Mas uma delas é certamente esta: Adão estava mentindo. De facto, o estar nu
nunca antes tinha sido razão para se esconder. A razão era esta: ele sabia que
tinha praticado um roubo e por isso estava escondendo do seu Dono o produto do
roubo: o estonteante prazer sensual de que o sexo é simultaneamente veículo e
símbolo. Por isso a pergunta de Deus: Mas quem te disse que estavas nu? É esta
a pergunta que desmascara Adão e a Serpente, revelando a Mentira que também
nesse momento nascera no coração humano, alargando a ruína. Mas logo a Verdade,
inexorável, ressoa aos ouvidos do homem. Contudo Deus não a apresenta de modo a
esmagar logo ali o homem, que era o que a nossa lógica diz que ele merecia:
Deus, de Coração dilacerado, tem ainda espaço para criar no homem a
Consciência, o primeiro Dom do Criador depois da Queda, porque este Deus sempre
esteve dando, este Deus nunca parou de dar! Por isso criou Deus naquele
momento, no coração do homem transido de medo no seu buraco, a Consciência,
arrancando-a à ruína em que se estava tornando a Sua Imagem, com esta pergunta:
Não terá sido por teres comido do fruto que Eu te disse ser Meu, apenas Meu?
Não terá sido por teres praticado um roubo?
E este roubo foi, de facto, trágico, de
consequências espectaculares!

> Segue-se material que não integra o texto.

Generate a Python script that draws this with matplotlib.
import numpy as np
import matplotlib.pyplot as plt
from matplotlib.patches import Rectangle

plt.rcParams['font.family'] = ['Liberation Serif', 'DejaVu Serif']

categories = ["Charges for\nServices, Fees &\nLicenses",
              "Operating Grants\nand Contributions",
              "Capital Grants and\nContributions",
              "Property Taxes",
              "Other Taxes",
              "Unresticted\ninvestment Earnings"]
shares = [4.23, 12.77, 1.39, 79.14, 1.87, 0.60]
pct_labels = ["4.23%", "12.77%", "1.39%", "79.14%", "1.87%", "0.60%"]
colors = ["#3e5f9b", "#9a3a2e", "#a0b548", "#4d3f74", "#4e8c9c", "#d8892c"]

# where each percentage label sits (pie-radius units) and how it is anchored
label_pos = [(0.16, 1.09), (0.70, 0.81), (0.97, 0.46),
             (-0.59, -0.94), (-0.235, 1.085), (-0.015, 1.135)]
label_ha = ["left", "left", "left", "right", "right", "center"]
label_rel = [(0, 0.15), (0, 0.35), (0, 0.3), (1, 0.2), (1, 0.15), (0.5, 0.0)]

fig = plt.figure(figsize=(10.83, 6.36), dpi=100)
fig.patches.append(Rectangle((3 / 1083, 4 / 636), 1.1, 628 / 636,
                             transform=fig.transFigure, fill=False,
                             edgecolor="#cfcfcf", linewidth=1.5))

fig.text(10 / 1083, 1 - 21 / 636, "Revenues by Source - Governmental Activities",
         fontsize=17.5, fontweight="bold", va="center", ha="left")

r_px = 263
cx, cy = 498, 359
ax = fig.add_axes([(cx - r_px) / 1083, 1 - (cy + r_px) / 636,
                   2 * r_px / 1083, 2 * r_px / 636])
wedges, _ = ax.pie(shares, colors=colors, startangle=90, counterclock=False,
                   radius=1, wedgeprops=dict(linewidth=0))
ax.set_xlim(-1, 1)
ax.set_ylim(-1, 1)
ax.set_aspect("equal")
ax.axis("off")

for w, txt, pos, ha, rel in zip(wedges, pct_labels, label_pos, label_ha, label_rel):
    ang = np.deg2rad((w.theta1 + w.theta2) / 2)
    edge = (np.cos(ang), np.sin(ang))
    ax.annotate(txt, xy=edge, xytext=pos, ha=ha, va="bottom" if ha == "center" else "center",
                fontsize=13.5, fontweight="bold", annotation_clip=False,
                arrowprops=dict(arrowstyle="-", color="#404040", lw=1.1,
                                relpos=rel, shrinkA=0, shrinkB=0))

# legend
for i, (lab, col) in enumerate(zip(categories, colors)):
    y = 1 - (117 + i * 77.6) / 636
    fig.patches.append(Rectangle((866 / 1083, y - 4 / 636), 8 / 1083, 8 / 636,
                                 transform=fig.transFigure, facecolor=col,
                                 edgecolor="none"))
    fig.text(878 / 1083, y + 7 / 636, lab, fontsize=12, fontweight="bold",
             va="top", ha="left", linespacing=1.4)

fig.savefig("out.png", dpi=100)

Desligando-se de Deus, Adão só por Milagre do
Amor não regressou ao Nada de onde viera. Mas ficou reduzido ao barro de onde
fora levantado o seu corpo. Assim, privado da felicidade que lhe vinha do Sopro
que o vivificava, agarrou-se à felicidade do barro apenas, como propriedade
sua. Mas tenso sempre, um medo sempre roendo-lhe a alma, porque logo a partir
do Paraíso tem a consciência de que se trata de uma propriedade roubada.
Mas Jesus veio à terra escrever o Cântico
dos Cânticos, acrescentando-lhe agora, no Dia Nono, o Capítulo Nono!